* The request:
Output the lines exactly, from the one where "Generate a Python" appears through the one where "plt.rcParams['font.family'] = ['Lato', 'DejaVu" appears. Images are left out.

* Materials provided:

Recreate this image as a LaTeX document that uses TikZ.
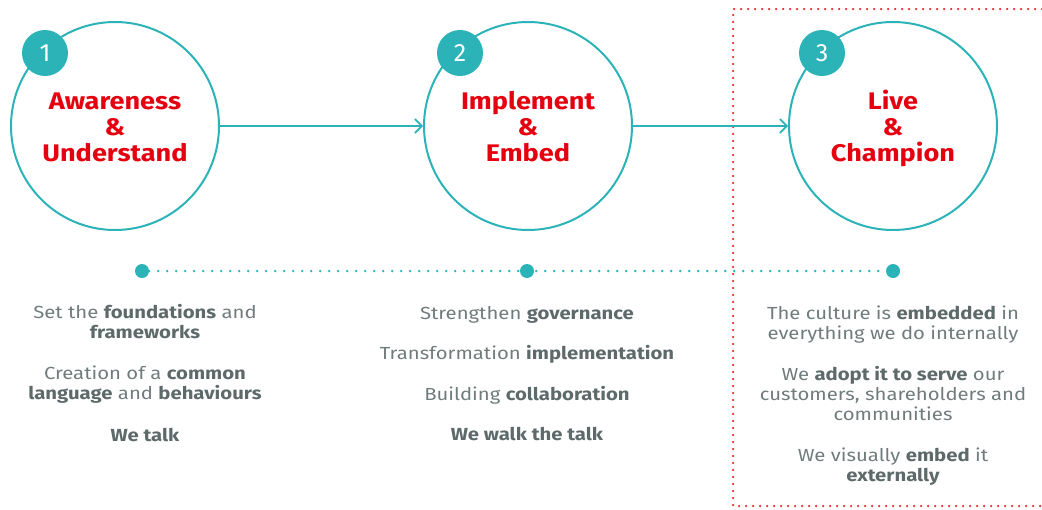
\documentclass[tikz,border=0pt]{standalone}
\usepackage{fontspec}
\setmainfont{Fira Sans}
\newfontfamily\titlefont[FakeStretch=1.13]{Fira Sans}
\newfontfamily\bodyfont[FakeStretch=1.16]{Fira Sans}
\usetikzlibrary{arrows.meta}
\definecolor{teal1}{HTML}{2BB3B8}
\definecolor{red1}{HTML}{E5000F}
\definecolor{gray1}{HTML}{707C7C}
\definecolor{gray2}{HTML}{5E6A6A}
\definecolor{reddot}{HTML}{E62A2A}
\tikzset{
  bigcirc/.style={circle,draw=teal1,line width=2pt,minimum size=208pt,inner sep=0pt},
  badge/.style={circle,fill=teal1,minimum size=46pt,inner sep=0pt,text=white,font=\fontsize{25}{25}\selectfont},
  title/.style={anchor=base,text=red1,font=\titlefont\fontsize{24}{24}\selectfont\bfseries,inner sep=0pt},
  body/.style={anchor=base,text=gray1,font=\bodyfont\fontsize{17.5}{20}\selectfont,inner sep=0pt},
  flow/.style={draw=teal1,line width=1.6pt,-{Straight Barb[length=7pt,width=14pt,line width=1.6pt]}},
  dot/.style={circle,fill=teal1,minimum size=14pt,inner sep=0pt},
  tline/.style={draw=teal1,line width=2.6pt,line cap=round,dash pattern=on 0pt off 9pt},
  rline/.style={draw=reddot,line width=2.5pt,line cap=round,dash pattern=on 0pt off 7pt}
}
\newcommand{\bo}[1]{{\bfseries\color{gray2}#1}}
\begin{document}
\begin{tikzpicture}[x=1pt,y=-1pt]
\useasboundingbox (0,0) rectangle (1042,509);
% red dotted frame
\draw[rline] (1042,9) -- (733,9) -- (733,506) -- (1042,506);
% circles
\node[bigcirc] (c1) at (115,126) {};
\node[bigcirc] (c2) at (528,126) {};
\node[bigcirc] (c3) at (893,126) {};
\node[badge] (b1) at (45,53) {1};
\node[badge] (b2) at (460,53) {2};
\node[badge] (b3) at (822,53) {3};
% titles
\node[title] (t1a) at (115,109) {Awareness};
\node[title] (t1b) at (115,135) {\&};
\node[title] (t1c) at (115,161) {Understand};
\node[title] (t2a) at (528,109) {Implement};
\node[title] (t2b) at (528,135) {\&};
\node[title] (t2c) at (528,161) {Embed};
\node[title] (t3a) at (893,109) {Live};
\node[title] (t3b) at (893,135) {\&};
\node[title] (t3c) at (893,161) {Champion};
% arrows
\draw[flow] (c1.east) -- (c2.west);
\draw[flow] (c2.east) -- (c3.west);
% dotted timeline
\node[dot] (d1) at (142,271) {};
\node[dot] (d2) at (527,271) {};
\node[dot] (d3) at (893,271) {};
\draw[tline] (d1.east) -- (d3.west);
% column 1
\node[body] (l11) at (145,318) {Set the \bo{foundations} and};
\node[body] (l12) at (145,338) {\bo{frameworks}};
\node[body] (l13) at (145,379) {Creation of a \bo{common}};
\node[body] (l14) at (145,399) {\bo{language} and \bo{behaviours}};
\node[body] (l15) at (145,441) {\bo{We talk}};
% column 2
\node[body] (l21) at (527,319) {Strengthen \bo{governance}};
\node[body] (l22) at (527,359) {Transformation \bo{implementation}};
\node[body] (l23) at (527,400) {Building \bo{collaboration}};
\node[body] (l24) at (527,440) {\bo{We walk the talk}};
% column 3
\node[body] (l31) at (893,319) {The culture is \bo{embedded} in};
\node[body] (l32) at (893,339) {everything we do internally};
\node[body] (l33) at (893,380) {We \bo{adopt it to serve} our};
\node[body] (l34) at (893,400) {customers, shareholders and};
\node[body] (l35) at (893,420) {communities};
\node[body] (l36) at (893,461) {We visually \bo{embed} it};
\node[body] (l37) at (893,481) {\bo{externally}};
\end{tikzpicture}
\end{document}
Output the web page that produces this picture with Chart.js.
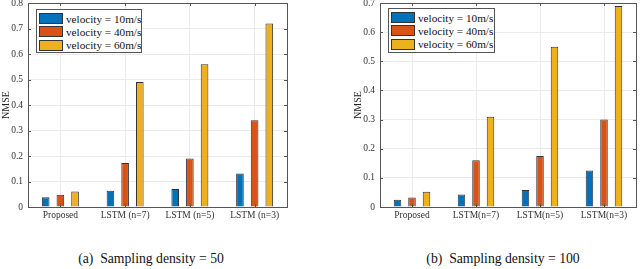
<!DOCTYPE html>
<html>
<head>
<meta charset="utf-8">
<script src="https://cdn.jsdelivr.net/npm/chart.js@4.4.1/dist/chart.umd.min.js"></script>
<style>
  body { margin: 0; background: #fff; width: 640px; height: 269px; overflow: hidden; position: relative; font-family: 'Liberation Serif', 'DejaVu Serif', serif; }
  canvas { position: absolute; }
  .legend { position: absolute; background: #fff; border: 1px solid #555; box-sizing: border-box; padding: 2px 0 0 2px; }
  .legend .row { display: flex; align-items: center; height: 13.3px; font-size: 11.2px; color: #111; white-space: nowrap; }
  .legend .sw { width: 22px; height: 9px; border: 1px solid #333; margin-right: 3px; flex: none; }
  .caption { position: absolute; top: 251px; font-size: 13.7px; color: #111; white-space: pre; text-align: center; width: 240px; }
</style>
</head>
<body>
<canvas id="chartA" width="300" height="240" style="left:0;top:-17px"></canvas>
<canvas id="chartB" width="288" height="240" style="left:352px;top:-17px"></canvas>
<div class="legend" id="legendA" style="left:36px;top:9px;width:106px;height:44px"></div>
<div class="legend" id="legendB" style="left:388px;top:8px;width:107px;height:45px"></div>
<div class="caption" style="left:31px">(a)  Sampling density = 50</div>
<div class="caption" style="left:383px">(b)  Sampling density = 100</div>
<script>
// categories and series
const categoriesA = ['Proposed', 'LSTM (n=7)', 'LSTM (n=5)', 'LSTM (n=3)'];
const categoriesB = ['Proposed', 'LSTM(n=7)', 'LSTM(n=5)', 'LSTM(n=3)'];
const seriesNames = ['velocity = 10m/s', 'velocity = 40m/s', 'velocity = 60m/s'];
const seriesColors = ['#0072BD', '#D95319', '#EDB120'];

// sampling density = 50
const a10 = [0.038, 0.064, 0.071, 0.131];
const a40 = [0.048, 0.173, 0.190, 0.340];
const a60 = [0.061, 0.490, 0.560, 0.720];

// sampling density = 100
const b10 = [0.025, 0.043, 0.058, 0.125];
const b40 = [0.033, 0.160, 0.175, 0.300];
const b60 = [0.052, 0.310, 0.550, 0.690];

const yMaxA = 0.8;
const yMaxB = 0.7;
const yStep = 0.1;

const axisColor = '#555';
const tickFont = { family: "'Liberation Serif', serif", size: 9.5 };

// box around the plot + inward tick marks, like MATLAB
const framePlugin = {
    id: 'frame',
    afterDraw(chart) {
        const ctx = chart.ctx;
        const a = chart.chartArea;
        const len = 3;
        ctx.save();
        ctx.strokeStyle = axisColor;
        ctx.lineWidth = 1;
        ctx.beginPath();
        chart.scales.y.ticks.forEach(t => {
            const py = Math.round(chart.scales.y.getPixelForValue(t.value)) + 0.5;
            ctx.moveTo(a.left, py); ctx.lineTo(a.left + len, py);
            ctx.moveTo(a.right, py); ctx.lineTo(a.right - len, py);
        });
        chart.scales.x.ticks.forEach((t, i) => {
            const px = Math.round(chart.scales.x.getPixelForValue(i)) + 0.5;
            ctx.moveTo(px, a.bottom); ctx.lineTo(px, a.bottom - len);
            ctx.moveTo(px, a.top); ctx.lineTo(px, a.top + len);
        });
        ctx.stroke();
        ctx.strokeRect(Math.round(a.left) + 0.5, Math.round(a.top) + 0.5,
            Math.round(a.right - a.left), Math.round(a.bottom - a.top));
        ctx.restore();
    }
};

function makeChart(id, labels, values, yMax, padRight) {
    const ctx = document.getElementById(id).getContext('2d');
    return new Chart(ctx, {
        type: 'bar',
        data: {
            labels: labels,
            datasets: values.map((v, i) => ({
                label: seriesNames[i],
                data: v,
                backgroundColor: seriesColors[i],
                borderColor: '#333',
                borderWidth: 1,
                categoryPercentage: 0.68,
                barPercentage: 0.52
            }))
        },
        options: {
            responsive: false,
            animation: false,
            layout: { padding: { top: 20, right: padRight, left: 0, bottom: 0 } },
            plugins: {
                legend: { display: false },
                tooltip: { enabled: false }
            },
            scales: {
                x: {
                    grid: { offset: false, color: '#ebebeb', drawTicks: false },
                    border: { display: false },
                    ticks: { color: '#333', font: tickFont, padding: 3, maxRotation: 0, autoSkip: false },
                    afterFit: s => { s.height = 16; }
                },
                y: {
                    min: 0,
                    max: yMax,
                    grid: { color: '#ebebeb', drawTicks: false },
                    border: { display: false },
                    ticks: { stepSize: yStep, color: '#333', font: tickFont, padding: 5 },
                    title: { display: true, text: 'NMSE', color: '#222', font: { family: "'Liberation Serif', serif", size: 10 }, padding: 0 },
                    afterFit: s => { s.width = 28; }
                }
            }
        },
        plugins: [framePlugin]
    });
}

function makeLegend(id) {
    const box = document.getElementById(id);
    seriesNames.forEach((name, i) => {
        const row = document.createElement('div');
        row.className = 'row';
        const sw = document.createElement('span');
        sw.className = 'sw';
        sw.style.background = seriesColors[i];
        row.appendChild(sw);
        row.appendChild(document.createTextNode(name));
        box.appendChild(row);
    });
}

makeChart('chartA', categoriesA, [a10, a40, a60], yMaxA, 13);
makeChart('chartB', categoriesB, [b10, b40, b60], yMaxB, 4);
makeLegend('legendA');
makeLegend('legendB');
</script>
</body>
</html>
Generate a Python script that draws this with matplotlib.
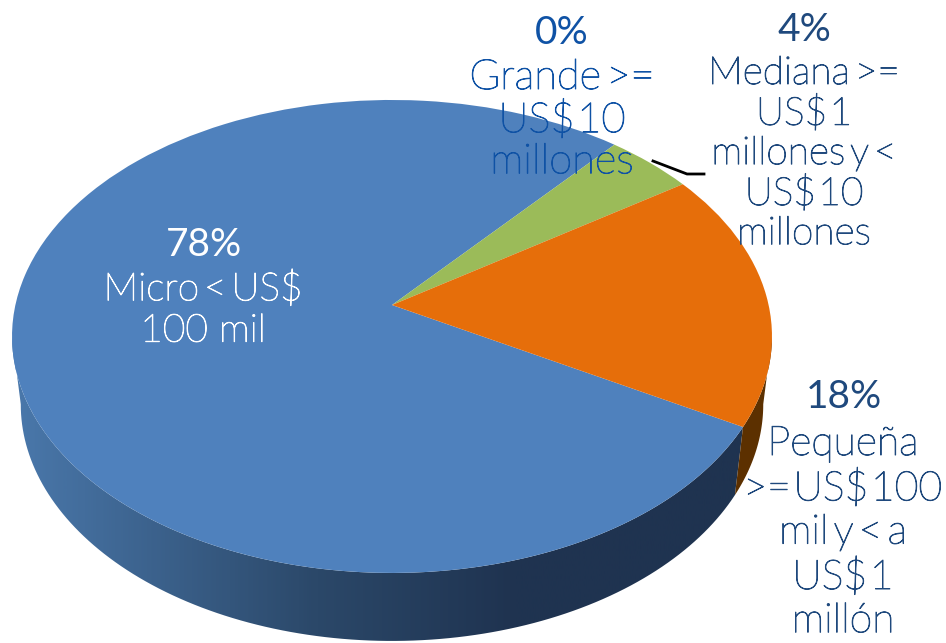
import numpy as np
import matplotlib
matplotlib.use("Agg")
import matplotlib.pyplot as plt
import matplotlib.patheffects as pe
from matplotlib.colors import LinearSegmentedColormap
from matplotlib.patches import Polygon
from matplotlib.transforms import Transform

plt.rcParams['font.family'] = ['Lato', 'DejaVu Sans']

categorias = ["Micro\u2009<\u2009US$\n100 mil",
              "Grande\u2009>=\nUS$\u200a10\nmillones",
              "Mediana\u2009>=\nUS$\u200a1\nmillones\u2009y\u2009<\nUS$\u200a10\nmillones",
              "Pequeña\n>=\u200aUS$\u200a100\nmil\u2009y\u2009<\u2009a\nUS$\u200a1\nmillón"]
valores = [78.1, 0.0, 4.3, 17.6]
etiquetas = ["78%", "0%", "4%", "18%"]
colores = ["#4f81bd", "#7aa03c", "#9bbb59", "#e66e0a"]
colores_texto = ["white", "#0f52a5", "#1f497d", "#1f497d"]
pos_pct = [(204, 245), (562, 33), (804, 30), (844, 397)]
pos_texto = [(203, 270), (562, 59), (804, 55), (843, 425)]
tamanos = [28, 30, 28, 29.5]
interlineado = [1.185, 1.105, 1.115, 1.175]

CX, CY = 392, 305
A, B, K = 376.6, 232.3, 0.133
ALTO = 68
ESCALA_BASE = 0.977


class Inclinado(Transform):
    # pasa el circulo unitario a la cara superior en perspectiva
    input_dims = 2
    output_dims = 2

    def transform_non_affine(self, xy):
        xy = np.asarray(xy)
        d = 1 + K * xy[:, 1]
        return np.column_stack([CX + A * xy[:, 0] / d, CY - B * xy[:, 1] / d])


def borde(t1, t2):
    t = np.radians(np.linspace(t1, t2, 120))
    return Inclinado().transform_non_affine(np.column_stack([np.cos(t), np.sin(t)]))


def lateral(t1, t2):
    arriba = borde(t1, t2)
    abajo = arriba.copy()
    abajo[:, 0] = CX + ESCALA_BASE * (abajo[:, 0] - CX)
    abajo[:, 1] += ALTO
    return np.vstack([arriba, abajo[::-1]])


fig = plt.figure(figsize=(9.46, 6.43), dpi=100)
ax = fig.add_axes([0, 0, 1, 1])

wedges, _ = ax.pie(valores, colors=colores, startangle=-29.4, counterclock=False,
                   wedgeprops={"linewidth": 0, "zorder": 3})
ax.set_aspect("auto")
for w in wedges:
    w.set_transform(Inclinado() + ax.transData)
    w.set_clip_on(False)

corte = wedges[0].theta2

# lado con degradado
degradado = LinearSegmentedColormap.from_list(
    "lado", [(0, "#4a78ab"), (0.4, "#2b4869"), (0.66, "#1f3350"), (1, "#1f3350")])
img = ax.imshow(np.linspace(0, 1, 300).reshape(1, -1), cmap=degradado, aspect="auto",
                extent=(12, 772, 643, 0), zorder=1)
lado = Polygon(lateral(corte, -172.4), transform=ax.transData, fc="none", ec="none")
ax.add_patch(lado)
img.set_clip_path(lado)

ax.add_patch(Polygon(lateral(corte, -7.6), fc="#5c3000", ec="none", zorder=2))

ax.plot([653, 687, 704], [161, 174, 174], color="black", lw=2, zorder=4)

for i, cat in enumerate(categorias):
    col = colores_texto[i]
    ax.text(*pos_pct[i], etiquetas[i], color=col, fontsize=28, ha="center", va="center", zorder=5)
    t = ax.text(*pos_texto[i], cat, color=col, fontsize=tamanos[i], fontweight="light",
                ha="center", va="top", linespacing=interlineado[i], zorder=5)
    t.set_path_effects([pe.withStroke(linewidth=0.7, foreground=col)])

ax.set_xlim(0, 946)
ax.set_ylim(643, 0)
ax.axis("off")
fig.savefig("out.png", dpi=100)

* Result below:
Generate a Python script that draws this with matplotlib.
import numpy as np
import matplotlib
matplotlib.use("Agg")
import matplotlib.pyplot as plt
import matplotlib.patheffects as pe
from matplotlib.colors import LinearSegmentedColormap
from matplotlib.patches import Polygon
from matplotlib.transforms import Transform

plt.rcParams['font.family'] = ['Lato', 'DejaVu Sans']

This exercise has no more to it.